Emerging impressively from the worst of Victoria’s lockdown with not one, but two captivating music videos is Victorian based Catalina (aka. Outtatime). At 20-years-old, the coastal jazz-soul singer has introduced herself to the local scene with singles, ‘My Love’ and ‘Moments’; the latter of which has been released on a compilation album by Melbourne-based record label Cousin Will Records alongside other dreamy local acts like Velvet Bloom and The Grogans. Landing somewhere in the realm of ambient jazz and alternative pop, these Outtatime tunes establish Catalina as an intriguing emerging artist with impressive range. From deliciously breathy piano driven Sade-esque moments on ‘My Love, to the melancholic textural electric guitar world of Lana Del Ray in ‘Moments’, Outtatime invites us into her dreamy world.
The ‘My Love’ music video delves into a dazzling 1960s Hollywood filmscape of black and white; typewriters and letters. Catalina sits at a desk under a dramatic ceiling light (domesticity parading as theatrics) and the shaky retro title overlays her typewriter to the introductory solemn piano instrumental. There’s something surprisingly comedic about the following moments, as Catalina’s vocals enter with melancholic oo’s and our leading lady flicks through what could only be recognised as a pre-valentines newspaper, disgusted by the romance of it all.
Here, the chorus hook begins, “My love, we’ve got, all the time in the world.” It’s heavy and thick like warmed chocolate as the video establishes its premise; the answering of a newspaper ad and the beginning of a letter-driven love affair.

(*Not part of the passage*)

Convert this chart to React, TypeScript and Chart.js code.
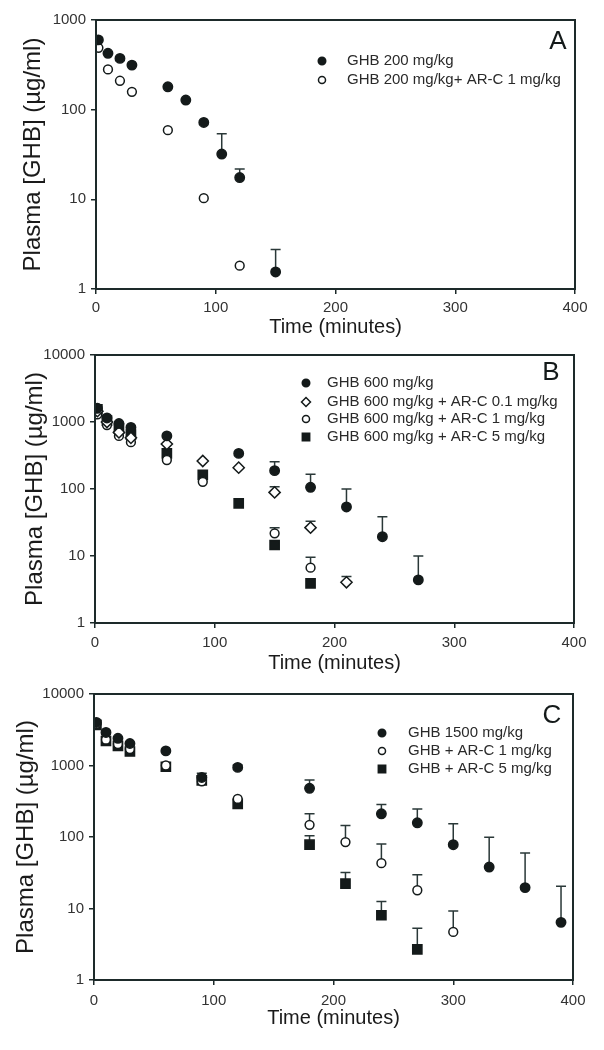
import React, { useEffect, useRef } from 'react';
import { Chart, registerables } from 'chart.js';

Chart.register(...registerables);

// ---------- shared ticks ----------
const xTicks = [0, 100, 200, 300, 400];
const yTicksA = [1, 10, 100, 1000];
const yTicksBC = [1, 10, 100, 1000, 10000];

// ---------- Panel A ----------
const timeA_ghb = [2, 10, 20, 30, 60, 75, 90, 105, 120, 150];
const concA_ghb = [600, 425, 373, 314, 180, 128, 72, 32, 17.5, 1.55];
const sdA_ghb = [null, null, null, null, null, null, null, 22, 4.3, 1.2];
const timeA_arc1 = [2, 10, 20, 30, 60, 90, 120];
const concA_arc1 = [490, 281, 210, 158, 59, 10.3, 1.82];
const sdA_arc1 = [null, null, null, null, null, null, null];
const labelsA = ['GHB 200 mg/kg', 'GHB 200 mg/kg+ AR-C 1 mg/kg'];

// ---------- Panel B ----------
const timeB_ghb = [2, 10, 20, 30, 60, 120, 150, 180, 210, 240, 270];
const concB_ghb = [1600, 1150, 950, 830, 620, 340, 188, 106, 54, 19.4, 4.4];
const sdB_ghb = [null, null, null, null, null, null, 67, 60, 46, 19, 5.6];
const timeB_arc01 = [2, 10, 20, 30, 60, 90, 120, 150, 180, 210];
const concB_arc01 = [1450, 1000, 700, 580, 470, 262, 208, 89, 26.5, 4.05];
const sdB_arc01 = [null, null, null, null, null, null, null, 19, 6.5, 0.9];
const timeB_arc1 = [2, 10, 20, 30, 60, 90, 150, 180];
const concB_arc1 = [1300, 900, 620, 500, 271, 128, 21.8, 6.7];
const sdB_arc1 = [null, null, null, null, null, null, 4.7, 2.9];
const timeB_arc5 = [2, 10, 20, 30, 60, 90, 120, 150, 180];
const concB_arc5 = [1550, 1050, 800, 650, 341, 162, 61, 14.6, 3.9];
const sdB_arc5 = [null, null, null, null, null, null, null, null, null];
const labelsB = [
  'GHB 600 mg/kg',
  'GHB 600 mg/kg + AR-C 0.1 mg/kg',
  'GHB 600 mg/kg + AR-C 1 mg/kg',
  'GHB 600 mg/kg + AR-C 5 mg/kg',
];

// ---------- Panel C ----------
const timeC_ghb = [2, 10, 20, 30, 60, 90, 120, 180, 240, 270, 300, 330, 360, 390];
const concC_ghb = [4000, 2900, 2400, 2030, 1600, 680, 940, 480, 211, 158, 78, 38, 19.6, 6.4];
const sdC_ghb = [null, null, null, null, null, 100, 80, 148, 73, 89, 75, 61, 40, 14];
const timeC_arc1 = [2, 10, 20, 30, 60, 90, 120, 180, 210, 240, 270, 300];
const concC_arc1 = [3800, 2300, 2000, 1700, 1000, 600, 341, 148, 85, 43, 18, 4.7];
const sdC_arc1 = [null, null, null, null, null, null, null, 63, 60, 37, 11.7, 4.5];
const timeC_arc5 = [2, 10, 20, 30, 60, 90, 120, 180, 210, 240, 270];
const concC_arc5 = [3700, 2200, 1885, 1570, 960, 620, 290, 78, 22.3, 8.05, 2.68];
const sdC_arc5 = [null, null, null, null, null, null, null, 26, 9.7, 4.5, 2.6];
const labelsC = ['GHB 1500 mg/kg', 'GHB + AR-C 1 mg/kg', 'GHB + AR-C 5 mg/kg'];

// ---------- styles ----------
const INK = '#141a1a';
const AXIS = '#1d2a2a';
const FONT = "'Liberation Sans', Arial, sans-serif";

type Marker = { shape: 'circle' | 'square' | 'diamond'; fill: string; r: number };
const FILLED_CIRCLE: Marker = { shape: 'circle', fill: INK, r: 4.7 };
const OPEN_CIRCLE: Marker = { shape: 'circle', fill: '#ffffff', r: 4.4 };
const OPEN_DIAMOND: Marker = { shape: 'diamond', fill: '#ffffff', r: 5.6 };
const FILLED_SQUARE: Marker = { shape: 'square', fill: INK, r: 4.6 };

function drawMarker(ctx: CanvasRenderingContext2D, m: Marker, x: number, y: number, scale = 1) {
  const r = m.r * scale;
  ctx.save();
  ctx.lineWidth = 1.5;
  ctx.strokeStyle = INK;
  ctx.fillStyle = m.fill;
  ctx.beginPath();
  if (m.shape === 'circle') ctx.arc(x, y, r, 0, Math.PI * 2);
  else if (m.shape === 'square') ctx.rect(x - r, y - r, 2 * r, 2 * r);
  else {
    ctx.moveTo(x - r, y);
    ctx.lineTo(x, y - r);
    ctx.lineTo(x + r, y);
    ctx.lineTo(x, y + r);
    ctx.closePath();
  }
  ctx.fill();
  ctx.stroke();
  ctx.restore();
}

function makeDataset(label: string, times: number[], vals: number[], sd: (number | null)[], m: Marker) {
  const pointStyle = m.shape === 'circle' ? 'circle' : m.shape === 'square' ? 'rect' : 'rectRot';
  const radius = m.shape === 'square' ? m.r * Math.SQRT2 : m.r;
  return {
    label,
    data: times.map((t, i) => ({ x: t, y: vals[i] })),
    sd,
    marker: m,
    showLine: false,
    pointStyle,
    pointRadius: radius,
    pointHoverRadius: radius,
    pointBackgroundColor: m.fill,
    pointBorderColor: INK,
    pointBorderWidth: 1.5,
  };
}

const overlayPlugin = {
  id: 'overlay',
  beforeDatasetsDraw(chart: any) {
    const ctx = chart.ctx;
    const yScale = chart.scales.y;
    ctx.save();
    ctx.strokeStyle = '#2a3838';
    ctx.lineWidth = 1.5;
    chart.data.datasets.forEach((ds: any, di: number) => {
      const meta = chart.getDatasetMeta(di);
      (ds.sd || []).forEach((s: number | null, j: number) => {
        if (s == null) return;
        const pt = meta.data[j];
        const top = yScale.getPixelForValue(ds.data[j].y + s);
        ctx.beginPath();
        ctx.moveTo(pt.x, pt.y);
        ctx.lineTo(pt.x, top);
        ctx.moveTo(pt.x - 5, top);
        ctx.lineTo(pt.x + 5, top);
        ctx.stroke();
      });
    });
    ctx.restore();
  },
  afterDraw(chart: any, _args: any, opts: any) {
    const ctx = chart.ctx;
    const a = chart.chartArea;
    ctx.save();
    ctx.strokeStyle = AXIS;
    ctx.lineWidth = 2;
    ctx.strokeRect(a.left, a.top, a.right - a.left, a.bottom - a.top);
    // legend
    ctx.font = `15px ${FONT}`;
    ctx.textBaseline = 'middle';
    ctx.textAlign = 'left';
    chart.data.datasets.forEach((ds: any, i: number) => {
      const y = opts.legendY[i];
      drawMarker(ctx, ds.marker, opts.markerX, y, 0.8);
      ctx.fillStyle = '#2a2a2a';
      ctx.fillText(ds.label, opts.textX, y);
    });
    // panel letter
    ctx.font = `26px ${FONT}`;
    ctx.fillStyle = INK;
    ctx.textAlign = 'center';
    ctx.fillText(opts.letter, opts.letterX, opts.letterY);
    ctx.restore();
  },
};

type PanelProps = {
  top: number;
  height: number;
  plotLeft: number;
  plotRight: number;
  plotTop: number;
  plotBottom: number;
  yMax: number;
  yTicks: number[];
  datasets: any[];
  letter: string;
  letterX: number;
  letterY: number;
  markerX: number;
  textX: number;
  legendY: number[];
  xTickPad: number;
  xTitlePad: number;
  yTitlePad: number;
};

function Panel(p: PanelProps) {
  const ref = useRef<HTMLCanvasElement>(null);
  useEffect(() => {
    if (!ref.current) return;
    const xAxisH = p.height - (p.plotBottom - p.top);
    const chart = new Chart(ref.current, {
      type: 'scatter',
      data: { datasets: p.datasets },
      plugins: [overlayPlugin],
      options: {
        animation: false,
        responsive: false,
        events: [],
        layout: {
          padding: { top: p.plotTop - p.top, right: 604 - p.plotRight, left: 0, bottom: 0 },
        },
        plugins: {
          legend: { display: false },
          tooltip: { enabled: false },
          overlay: {
            letter: p.letter,
            letterX: p.letterX,
            letterY: p.letterY,
            markerX: p.markerX,
            textX: p.textX,
            legendY: p.legendY,
          },
        } as any,
        scales: {
          x: {
            type: 'linear',
            min: 0,
            max: 400,
            afterBuildTicks: (s: any) => {
              s.ticks = xTicks.map((v) => ({ value: v }));
            },
            afterFit: (s: any) => {
              s.height = xAxisH;
            },
            ticks: {
              color: '#333',
              font: { family: FONT, size: 15 },
              padding: p.xTickPad,
              maxRotation: 0,
              autoSkip: false,
              callback: (v: any) => String(v),
            },
            grid: { display: true, drawOnChartArea: false, drawTicks: true, tickLength: 5, color: AXIS, lineWidth: 1.5 },
            border: { display: true, color: AXIS, width: 2 },
            title: {
              display: true,
              text: 'Time (minutes)',
              color: '#1a1a1a',
              font: { family: FONT, size: 20 },
              padding: { top: 0, bottom: p.xTitlePad },
            },
          },
          y: {
            type: 'logarithmic',
            min: 1,
            max: p.yMax,
            afterBuildTicks: (s: any) => {
              s.ticks = p.yTicks.map((v) => ({ value: v }));
            },
            afterFit: (s: any) => {
              s.width = p.plotLeft;
            },
            ticks: {
              color: '#333',
              font: { family: FONT, size: 15 },
              padding: 5,
              autoSkip: false,
              callback: (v: any) => String(v),
            },
            grid: { display: true, drawOnChartArea: false, drawTicks: true, tickLength: 5, color: AXIS, lineWidth: 1.5 },
            border: { display: true, color: AXIS, width: 2 },
            title: {
              display: true,
              text: 'Plasma [GHB] (µg/ml)',
              color: '#1a1a1a',
              font: { family: FONT, size: 24 },
              padding: { top: p.yTitlePad, bottom: 0 },
            },
          },
        },
      } as any,
    });
    return () => chart.destroy();
  }, []);
  return (
    <canvas
      ref={ref}
      width={604}
      height={p.height}
      style={{ position: 'absolute', left: 0, top: p.top, width: 604, height: p.height }}
    />
  );
}

export default function App() {
  const dsA = [
    makeDataset(labelsA[0], timeA_ghb, concA_ghb, sdA_ghb, FILLED_CIRCLE),
    makeDataset(labelsA[1], timeA_arc1, concA_arc1, sdA_arc1, OPEN_CIRCLE),
  ];
  const dsB = [
    makeDataset(labelsB[0], timeB_ghb, concB_ghb, sdB_ghb, FILLED_CIRCLE),
    makeDataset(labelsB[1], timeB_arc01, concB_arc01, sdB_arc01, OPEN_DIAMOND),
    makeDataset(labelsB[2], timeB_arc1, concB_arc1, sdB_arc1, OPEN_CIRCLE),
    makeDataset(labelsB[3], timeB_arc5, concB_arc5, sdB_arc5, FILLED_SQUARE),
  ];
  const dsC = [
    makeDataset(labelsC[0], timeC_ghb, concC_ghb, sdC_ghb, FILLED_CIRCLE),
    makeDataset(labelsC[1], timeC_arc1, concC_arc1, sdC_arc1, OPEN_CIRCLE),
    makeDataset(labelsC[2], timeC_arc5, concC_arc5, sdC_arc5, FILLED_SQUARE),
  ];
  return (
    <div style={{ position: 'absolute', left: 0, top: 0, width: 604, height: 1050, background: '#fff' }}>
      <Panel
        top={0}
        height={340}
        plotLeft={96}
        plotRight={575}
        plotTop={20}
        plotBottom={289}
        yMax={1000}
        yTicks={yTicksA}
        datasets={dsA}
        letter="A"
        letterX={558}
        letterY={42}
        markerX={322}
        textX={347}
        legendY={[61, 80]}
        xTickPad={5}
        xTitlePad={1}
        yTitlePad={19}
      />
      <Panel
        top={340}
        height={340}
        plotLeft={95}
        plotRight={574}
        plotTop={355}
        plotBottom={623}
        yMax={10000}
        yTicks={yTicksBC}
        datasets={dsB}
        letter="B"
        letterX={551}
        letterY={33}
        markerX={306}
        textX={327}
        legendY={[43, 62, 79, 97]}
        xTickPad={6}
        xTitlePad={5}
        yTitlePad={21}
      />
      <Panel
        top={680}
        height={370}
        plotLeft={94}
        plotRight={573}
        plotTop={693}
        plotBottom={980}
        yMax={10000}
        yTicks={yTicksBC}
        datasets={dsC}
        letter="C"
        letterX={552}
        letterY={36}
        markerX={382}
        textX={408}
        legendY={[53, 71, 89]}
        xTickPad={7}
        xTitlePad={20}
        yTitlePad={12}
      />
    </div>
  );
}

A slow groove enters on drums, mimicking not only the clicking typewriter but the drive towards new love. This Outtatime track realises Catalina a notable writer; her sense of lyrical rhythm in the verses is understatedly clever. In the first verse, Catalina’s mellow vocals tell the universal story of new lovers, hanging on the edge of every kiss. ‘My Love’ rifles up memories of longing to spend every moment with that person; “Every time I’ve gots to go, the aching hits my- heart.”
The back and forth of love letters tell this familiar story of a naive unfurling of oneself onto another in a somewhat new and thrillingly theatrical way. This reciprocation of emotional intimacy is established through the lens of an old-timey lettered-love affair. The yearning to experience that love in person is defined by the moment Catalina jumps in her dad’s 73’ Buick and kitschy projections cascade into the distance behind the vehicle, which propels towards said lover.
Then, the music drops and her chorus is not sung but spoken, timidly. She is taking a leap of faith. Momentarily, the poignant and previously certain hook is questioned and vulnerability appears.
Contrastingly to the narrative glitz of the ‘My Love’ clip, the visuals for Outtatime’s ‘Moments’ is dedicated more to a stunning encompassing of regional Victoria’s picturesque coastlines. Aerial shots of winding coastal roads and shorelines are accompanied by ethereal guitar licks. In ‘Moments’, Catalina’s deep, warm vocals tell the ever-so familiar story of an early 20s identity crisis; “I’ve stolen all that I am from people who are cooler.” This painfully relatable lyricism sits modest in the mix, melding into both the musical and visual space in the track. And it is deliciously spacious.
Catalina appears strumming an acoustic at sunset, drenched in a rich red light and admitting intimate doubts of self, “I see my reflection, but it doesn’t really look like me.” Dreamy, open shots are overlaid atop one-another and are a sight to behold for any Melbournian that’s been tortured by the same four walls all year.
‘Moments’ is full of long-winding melodies and breathy vocals. There is soothing freeness to both the sounds and the visuals. “All these moments don’t seem real”, Catalina repeats the hook, “all these things I don’t know how to feel.” It is a long awaited cathartic release; an admission and giving in of oneself to the hazy blur that is one’s young adulthood. With Outtatime’s permission, we relax into this comfortable unknowing.